Auf einer Cocktailparty unterhalten sich die Gäste... (Bild: DESY Hamburg)
... Plötzlich taucht ein Prominenter auf und zieht die Aufmerksamkeit auf sich ...
.. Jeder seiner Schritte wird von Fans begleitet. Dadurch kommt er so behäbig vom Fleck als hätte er urplötzlich an Gewicht gewonnen. In diesem Bild entsprechen die Partygäste dem Higgs-Feld, der Prominente dem Teilchen, das an Masse gewinnt.

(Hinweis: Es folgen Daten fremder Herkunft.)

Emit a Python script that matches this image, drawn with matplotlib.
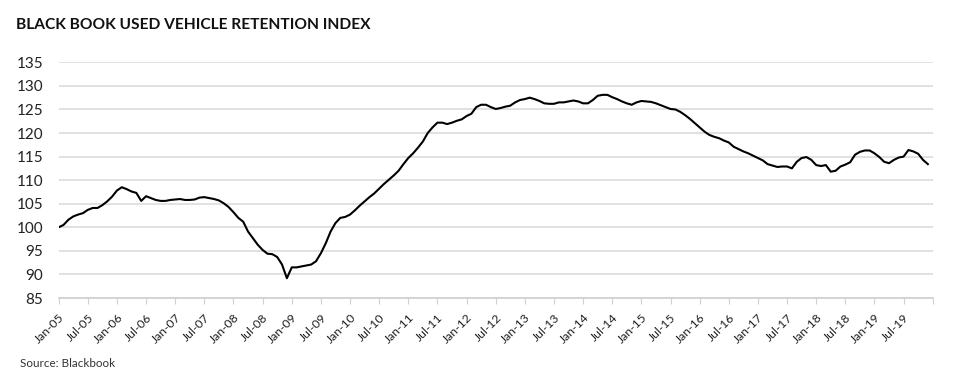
import numpy as np
import matplotlib.pyplot as plt

# monthly index values, Jan-05 .. Dec-19
idx_2005 = [100.0, 100.5, 101.6, 102.3, 102.7, 103.0, 103.7, 104.1, 104.1, 104.7, 105.5, 106.5]
idx_2006 = [107.8, 108.5, 108.1, 107.6, 107.3, 105.6, 106.6, 106.2, 105.8, 105.6, 105.6, 105.8]
idx_2007 = [105.9, 106.0, 105.8, 105.8, 105.9, 106.3, 106.4, 106.2, 106.0, 105.7, 105.1, 104.3]
idx_2008 = [103.2, 102.0, 101.2, 99.1, 97.7, 96.3, 95.2, 94.4, 94.3, 93.7, 92.1, 89.2]
idx_2009 = [91.5, 91.5, 91.7, 91.9, 92.1, 92.8, 94.5, 96.6, 99.1, 100.9, 102.0, 102.2]
idx_2010 = [102.7, 103.6, 104.6, 105.5, 106.4, 107.2, 108.2, 109.2, 110.1, 111.0, 112.0, 113.4]
idx_2011 = [114.7, 115.7, 116.9, 118.2, 120.0, 121.2, 122.2, 122.2, 121.9, 122.2, 122.6, 122.9]
idx_2012 = [123.6, 124.1, 125.5, 126.0, 126.0, 125.5, 125.1, 125.3, 125.6, 125.8, 126.5, 127.0]
idx_2013 = [127.2, 127.5, 127.2, 126.8, 126.3, 126.2, 126.2, 126.5, 126.5, 126.7, 126.9, 126.7]
idx_2014 = [126.3, 126.3, 127.0, 127.9, 128.1, 128.1, 127.6, 127.2, 126.7, 126.3, 126.0, 126.5]
idx_2015 = [126.8, 126.7, 126.6, 126.3, 125.9, 125.5, 125.1, 125.0, 124.5, 123.8, 123.0, 122.1]
idx_2016 = [121.2, 120.3, 119.6, 119.2, 118.9, 118.4, 118.0, 117.1, 116.6, 116.1, 115.7, 115.2]
idx_2017 = [114.7, 114.2, 113.4, 113.1, 112.8, 112.9, 112.9, 112.5, 113.9, 114.7, 114.9, 114.3]
idx_2018 = [113.2, 113.0, 113.2, 111.8, 112.0, 112.9, 113.3, 113.8, 115.4, 116.0, 116.3, 116.3]
idx_2019 = [115.7, 114.9, 113.9, 113.6, 114.3, 114.8, 115.0, 116.4, 116.1, 115.6, 114.3, 113.4]

values = (idx_2005 + idx_2006 + idx_2007 + idx_2008 + idx_2009 + idx_2010 + idx_2011 + idx_2012
          + idx_2013 + idx_2014 + idx_2015 + idx_2016 + idx_2017 + idx_2018 + idx_2019)

tick_labels = []
for yr in range(5, 20):
    tick_labels += ["Jan-%02d" % yr, "Jul-%02d" % yr]

plt.rcParams['font.family'] = ['Lato', 'DejaVu Sans']

fig = plt.figure(figsize=(9.6, 3.77), dpi=100)
ax = fig.add_axes([0.0611, 0.2095, 0.9105, 0.6252])

x = np.arange(len(values))
ax.plot(x, values, color='black', lw=1.5, solid_joinstyle='round')

ax.set_xlim(0, 180)
ax.set_ylim(85, 135)
ax.set_yticks(np.arange(85, 136, 5))
ax.tick_params(axis='y', length=0, labelsize=11, pad=11, labelcolor='#222222')
ax.set_xticks(np.arange(0, 181, 6))
ax.set_xticklabels(tick_labels + [""], rotation=45, ha='right', rotation_mode='anchor')
ax.tick_params(axis='x', length=4, color='#d0d0d0', labelsize=8.8, labelcolor='#222222', pad=6)

ax.grid(axis='y', color='#dcdcdc', lw=1.2)
ax.set_axisbelow(True)
for s in ['left', 'right', 'top']:
    ax.spines[s].set_visible(False)
ax.spines['bottom'].set_color('#d0d0d0')
ax.spines['bottom'].set_linewidth(1.2)

fig.text(0.0167, 0.934, "BLACK BOOK USED VEHICLE RETENTION INDEX", fontsize=11.2,
         fontweight='bold', va='center', ha='left', color='#111111')
fig.text(0.021, 0.037, "Source: Blackbook", fontsize=8.4, va='center', ha='left', color='#333333')

fig.savefig("out.png", dpi=100)
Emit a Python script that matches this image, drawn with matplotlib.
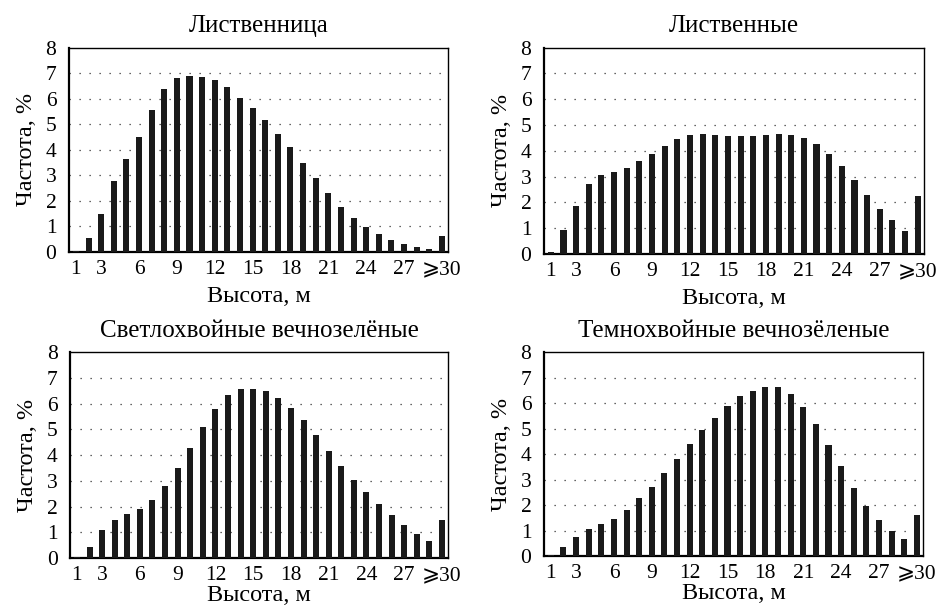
import numpy as np
import matplotlib
matplotlib.use("Agg")
import matplotlib.pyplot as plt

plt.rcParams["font.family"] = ["Liberation Serif", "DejaVu Serif", "DejaVu Sans"]

heights = list(range(1, 31))
tick_pos = [1, 3, 6, 9, 12, 15, 18, 21, 24, 27, 30]
tick_labels = ["1", "3", "6", "9", "12", "15", "18", "21", "24", "27", "⩾30"]

titles = [
    "Лиственница",
    "Лиственные",
    "Светлохвойные вечнозелёные",
    "Темнохвойные вечнозёленые",
]

larch = [0.05, 0.55, 1.5, 2.8, 3.65, 4.5, 5.55, 6.4, 6.8, 6.9,
         6.85, 6.72, 6.45, 6.05, 5.65, 5.17, 4.62, 4.1, 3.5, 2.9,
         2.3, 1.78, 1.33, 0.98, 0.71, 0.49, 0.3, 0.21, 0.13, 0.62]
deciduous = [0.08, 0.94, 1.87, 2.72, 3.07, 3.16, 3.35, 3.6, 3.87, 4.18,
             4.45, 4.62, 4.66, 4.62, 4.58, 4.58, 4.58, 4.62, 4.66, 4.62,
             4.48, 4.27, 3.87, 3.4, 2.86, 2.28, 1.74, 1.3, 0.9, 2.24]
light_conif = [0.05, 0.45, 1.08, 1.48, 1.7, 1.91, 2.26, 2.8, 3.5, 4.26,
               5.1, 5.8, 6.32, 6.58, 6.58, 6.5, 6.23, 5.83, 5.36, 4.78,
               4.16, 3.58, 3.05, 2.57, 2.09, 1.69, 1.3, 0.95, 0.68, 1.48]
dark_conif = [0.03, 0.36, 0.76, 1.06, 1.26, 1.47, 1.82, 2.26, 2.72, 3.26,
              3.8, 4.41, 4.95, 5.44, 5.88, 6.28, 6.5, 6.63, 6.63, 6.37,
              5.84, 5.18, 4.37, 3.53, 2.68, 1.96, 1.43, 0.98, 0.67, 1.6]

series = [larch, deciduous, light_conif, dark_conif]

fig = plt.figure(figsize=(9.41, 6.08), dpi=100)
boxes = [
    (0.0733, 0.5855, 0.403, 0.336),
    (0.578, 0.5825, 0.404, 0.339),
    (0.0744, 0.082, 0.402, 0.339),
    (0.578, 0.0855, 0.403, 0.335),
]
xlabel_pads = [5, 5, 0, 0]

for box, title, vals, lp in zip(boxes, titles, series, xlabel_pads):
    ax = fig.add_axes(box)
    ax.bar(heights, vals, width=0.48, color="#1a1a1a", zorder=3)
    ax.set_xlim(0.45, 30.5)
    ax.set_ylim(0, 8)
    ax.set_yticks(range(0, 9))
    ax.set_xticks(tick_pos)
    ax.set_xticklabels(tick_labels)
    ax.tick_params(axis="both", length=0, labelsize=15.5)
    ax.tick_params(axis="y", pad=9)
    ax.tick_params(axis="x", pad=6)
    for y in range(1, 8):
        ax.axhline(y, color="#333333", lw=0.9, linestyle=(0, (1, 7)), zorder=1)
    for side in ["top", "right"]:
        ax.spines[side].set_linewidth(1.0)
    for side in ["left", "bottom"]:
        ax.spines[side].set_linewidth(1.6)
    ax.set_title(title, fontsize=18, pad=11)
    ax.set_xlabel("Высота, м", fontsize=17.5, labelpad=lp)
    ax.set_ylabel("Частота, %", fontsize=17.5, labelpad=6)

fig.savefig("out.png", dpi=100)
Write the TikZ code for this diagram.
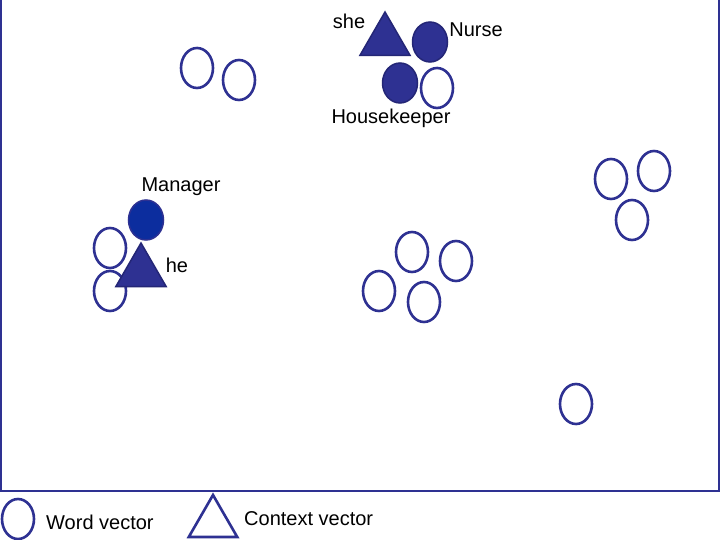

Das Higgs-Boson ist das zu dem System passende Teilchen, so wie zum elektromagnetischen Feld das Photon gehört oder zum starken Kraftfeld das Gluon. Wenn das Higgs-Boson entdeckt würde, wäre es ein schlagender Beweis für die Existenz des Higgs-Feldes. Deshalb sprechen manche Physiker von der Suche nach dem "Gral der Teilchenphysik". Bisher ist alles noch Theorie, die praktische Suche in den Teilchenbeschleunigern hat, wie bereits erwähnt, bisher nur Hinweise erbracht. Wenn es sie denn gibt, sind sie voraussichtlich sehr instabil und zerfallen schnell. Nach den Vorhersagen sollten sie über eine Masse verfügen, nach den Erkenntnissen am CERN liegt diese Masse wahrscheinlich oberhalb von 115 GeV/c2, nach den vorliegenden Daten sollte vor allem zwischen 100 bis 200 GeV/c2 (GeV/c2 = Milliarden Elektronenvolt durch das Quadrat der Lichtgeschwindigkeit) gesucht werden. Aber wie gesagt: alles ist noch Spekulation, die Hoffnung liegt auf dem neuen Proton-Beschleuniger, dem Large Hadron Collider des CERN, der voraussichtlich 2007 seine Arbeit aufnehmen wird.